National Institute of Health
Machine learning and data mining methods have emerged as cornerstone technologies for transforming the deluge of data generated by modern society into actionable intelligence. For applications ranging from business intelligence to public policy to clinical guidelines, the overarching goal of “big data” analytics is to identify, analyze, and summarize the available evidence to support decision makers. While ubiquitous computing has greatly simplified data collection, successful deployment of machine learning techniques is also generally predicated on obtaining sufficient quantities of human-supplied annotations. Accordingly, judicious use of human effort in these settings is crucial to building high-performance systems in a cost-effective manner.
In this talk, I will describe machine learning methods for reducing annotation costs and improving system performance via interactive protocols. Specifically, I will present models capable of exploiting domain-expert knowledge through the use of labeled features -- both within the active learning framework to explicitly reduce the need for labeled data during training and the more general setting of improving classifier performance in high-expertise domains. Furthermore, I will contextualize this work within the scientific systematic review process, highlighting the importance of interactive learning protocols in a particular scenario where information must be reliably extracted from multiple information sources, synthesized into a cohesive report, and updated as new evidence is made available in the scientific literature. I will demonstrate that we can partially automate many of the aspects of this important task, thus reducing the costs incurred when interacting with highly-trained experts.
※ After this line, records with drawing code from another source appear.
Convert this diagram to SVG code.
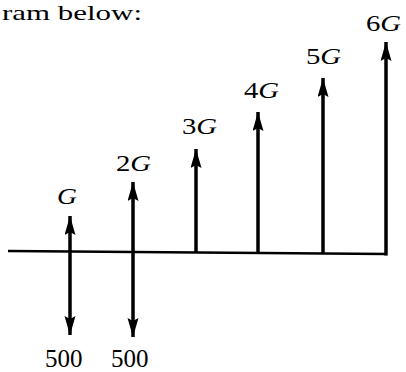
<svg xmlns="http://www.w3.org/2000/svg" width="406" height="372" viewBox="0 0 406 372">
<style>
  .lbl { font-family: "Liberation Serif", "Times New Roman", serif; font-size: 23px; fill: #000; }
  .it { font-style: italic; }
  .num { font-family: "Liberation Serif", "Times New Roman", serif; font-size: 25px; fill: #000; }
  .cap { font-family: "Liberation Serif", "Times New Roman", serif; font-size: 22px; fill: #000; }
  .axis { stroke: #000; stroke-width: 2.5; fill: none; }
  .flow { stroke: #000; stroke-width: 3.5; fill: none; }
</style>
<defs>
  <marker id="head" markerUnits="userSpaceOnUse" markerWidth="22" markerHeight="12" refX="19" refY="5.5" orient="auto-start-reverse">
    <path d="M0,0 L19,5.5 L0,11 L3,5.5 Z" fill="#000"/>
  </marker>
</defs>

<text class="cap" x="2" y="20" textLength="140" lengthAdjust="spacingAndGlyphs">ram below:</text>

<g id="connectors">
  <line class="axis" x1="8" y1="251" x2="387" y2="254"/>
  <line class="flow" x1="70" y1="335" x2="70" y2="216" marker-start="url(#head)" marker-end="url(#head)"/>
  <line class="flow" x1="133" y1="337" x2="133" y2="182" marker-start="url(#head)" marker-end="url(#head)"/>
  <line class="flow" x1="196" y1="253" x2="196" y2="149" marker-end="url(#head)"/>
  <line class="flow" x1="258" y1="253" x2="258" y2="112" marker-end="url(#head)"/>
  <line class="flow" x1="323" y1="254" x2="323" y2="78" marker-end="url(#head)"/>
  <line class="flow" x1="386" y1="255.5" x2="386" y2="42" marker-end="url(#head)"/>
</g>

<g id="node-G">
  <text class="lbl it" transform="translate(57,204) scale(1.2,1)">G</text>
  <text class="num" x="45" y="367">500</text>
</g>
<g id="node-2G">
  <text class="lbl" transform="translate(116,171) scale(1.25,1)">2<tspan class="it">G</tspan></text>
  <text class="num" x="111" y="367">500</text>
</g>
<g id="node-3G">
  <text class="lbl" transform="translate(182,134) scale(1.25,1)">3<tspan class="it">G</tspan></text>
</g>
<g id="node-4G">
  <text class="lbl" transform="translate(244,98) scale(1.25,1)">4<tspan class="it">G</tspan></text>
</g>
<g id="node-5G">
  <text class="lbl" transform="translate(306,64) scale(1.25,1)">5<tspan class="it">G</tspan></text>
</g>
<g id="node-6G">
  <text class="lbl" transform="translate(366,31) scale(1.25,1)">6<tspan class="it">G</tspan></text>
</g>
</svg>
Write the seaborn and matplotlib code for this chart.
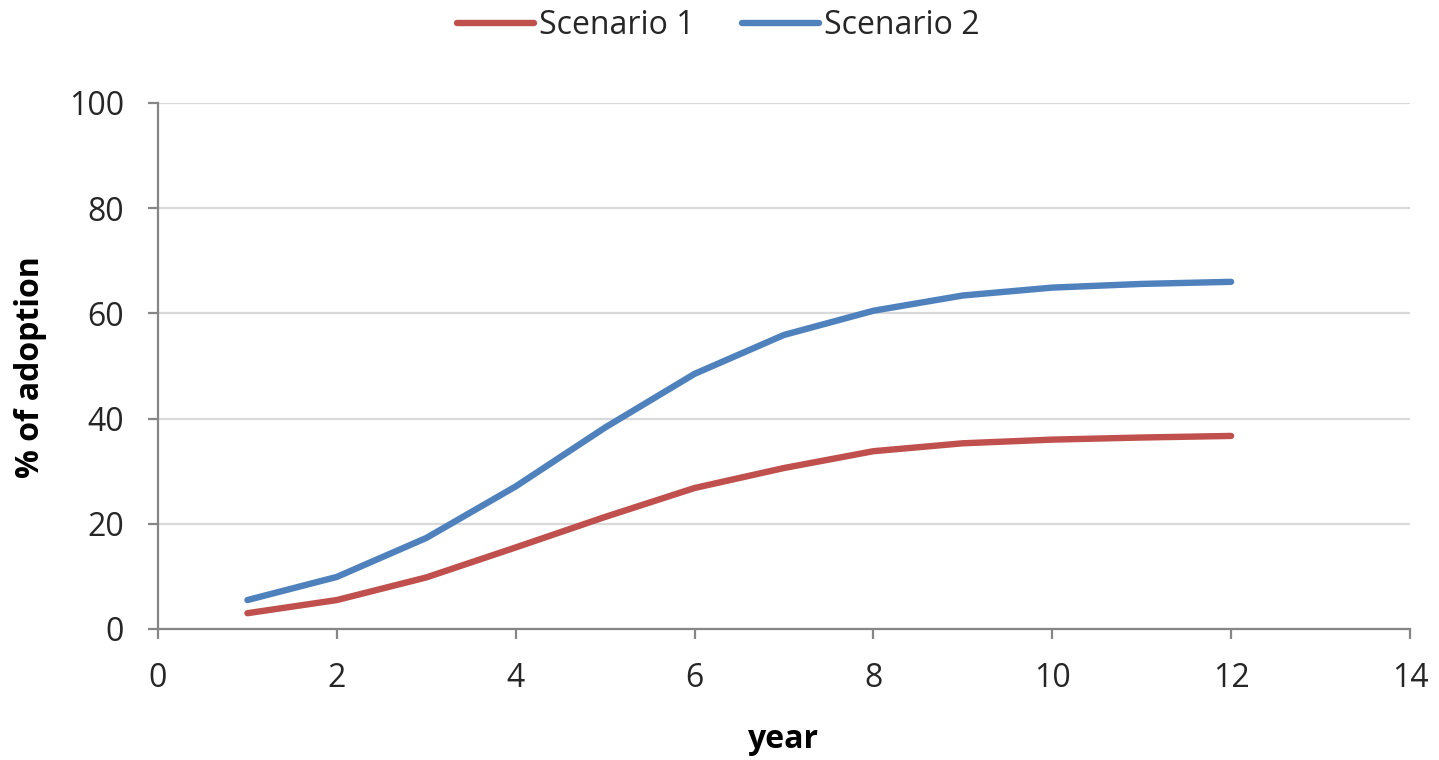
import matplotlib
matplotlib.use("Agg")
import matplotlib.pyplot as plt
import seaborn as sns
import pandas as pd

years = [1, 2, 3, 4, 5, 6, 7, 8, 9, 10, 11, 12]
scenario_1 = [3.0, 5.5, 9.8, 15.5, 21.3, 26.8, 30.6, 33.8, 35.3, 36.0, 36.4, 36.7]
scenario_2 = [5.5, 9.9, 17.3, 27.1, 38.3, 48.5, 55.9, 60.5, 63.4, 64.9, 65.6, 66.0]
series_names = ["Scenario 1", "Scenario 2"]
series_colors = ["#C0504D", "#4F81BD"]

df = pd.DataFrame({
    "year": years * 2,
    "value": scenario_1 + scenario_2,
    "series": [series_names[0]] * len(years) + [series_names[1]] * len(years),
})

sns.set_theme(style="white")
plt.rcParams["font.family"] = ["Open Sans", "DejaVu Sans"]

fig = plt.figure(figsize=(14.39, 7.6), dpi=100)
ax = fig.add_axes([0.1098, 0.1724, 0.8700, 0.6921])

sns.lineplot(data=df, x="year", y="value", hue="series", palette=series_colors,
             linewidth=4.6, ax=ax, legend=True, solid_capstyle="round",
             solid_joinstyle="round")

ax.set_xlim(0, 14)
ax.set_ylim(0, 100)
ax.set_xticks(range(0, 15, 2))
ax.set_yticks(range(0, 101, 20))
ax.yaxis.grid(True, color="#d9d9d9", linewidth=1.6)
ax.xaxis.grid(False)
for side in ["top", "right"]:
    ax.spines[side].set_visible(False)
for side in ["left", "bottom"]:
    ax.spines[side].set_color("#868686")
    ax.spines[side].set_linewidth(1.6)
ax.tick_params(axis="both", which="major", labelsize=23, length=7.5, width=1.6,
               color="#868686", direction="out", labelcolor="#262626",
               bottom=True, left=True)
ax.tick_params(axis="y", pad=17)
ax.tick_params(axis="x", pad=16)

ax.set_xlabel("year", fontsize=23, fontweight="bold", color="#000000")
ax.set_ylabel("% of adoption", fontsize=23, fontweight="bold", color="#000000")
ax.xaxis.set_label_coords(0.5, -0.178)
ax.yaxis.set_label_coords(-0.089, 0.497)

handles, labels = ax.get_legend_handles_labels()
leg = ax.legend(handles, labels, loc="center", bbox_to_anchor=(0.4993, 0.966),
                bbox_transform=fig.transFigure, ncol=2, frameon=False,
                fontsize=23, handlelength=2.4, handletextpad=0.15,
                columnspacing=1.5, labelcolor="#262626")
for line in leg.get_lines():
    line.set_linewidth(4.6)
    line.set_solid_capstyle("round")

fig.savefig("out.png", dpi=100)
Kevin Small received his Ph.D. degree in computer science from the University of Illinois at Urbana-Champaign (Cognitive Computation Group) in 2009. From 2009 to 2012, he held positions as a postdoctoral researcher at Tufts University (Machine Learning Group) and as a research scientist at Tufts Medical Center (Center for Evidence-based Medicine). He is presently developing methods for using data-driven techniques to inform scientific policy within the Division of Program Coordination, Planning, and Strategic Initiatives at the National Institutes of Health. Kevin’s primary research interests are in the areas of machine learning, data mining, natural language processing, and artificial intelligence. Specifically, his research results concern using interactive learning protocols to improve the performance of machine learning algorithms while reducing sample complexity.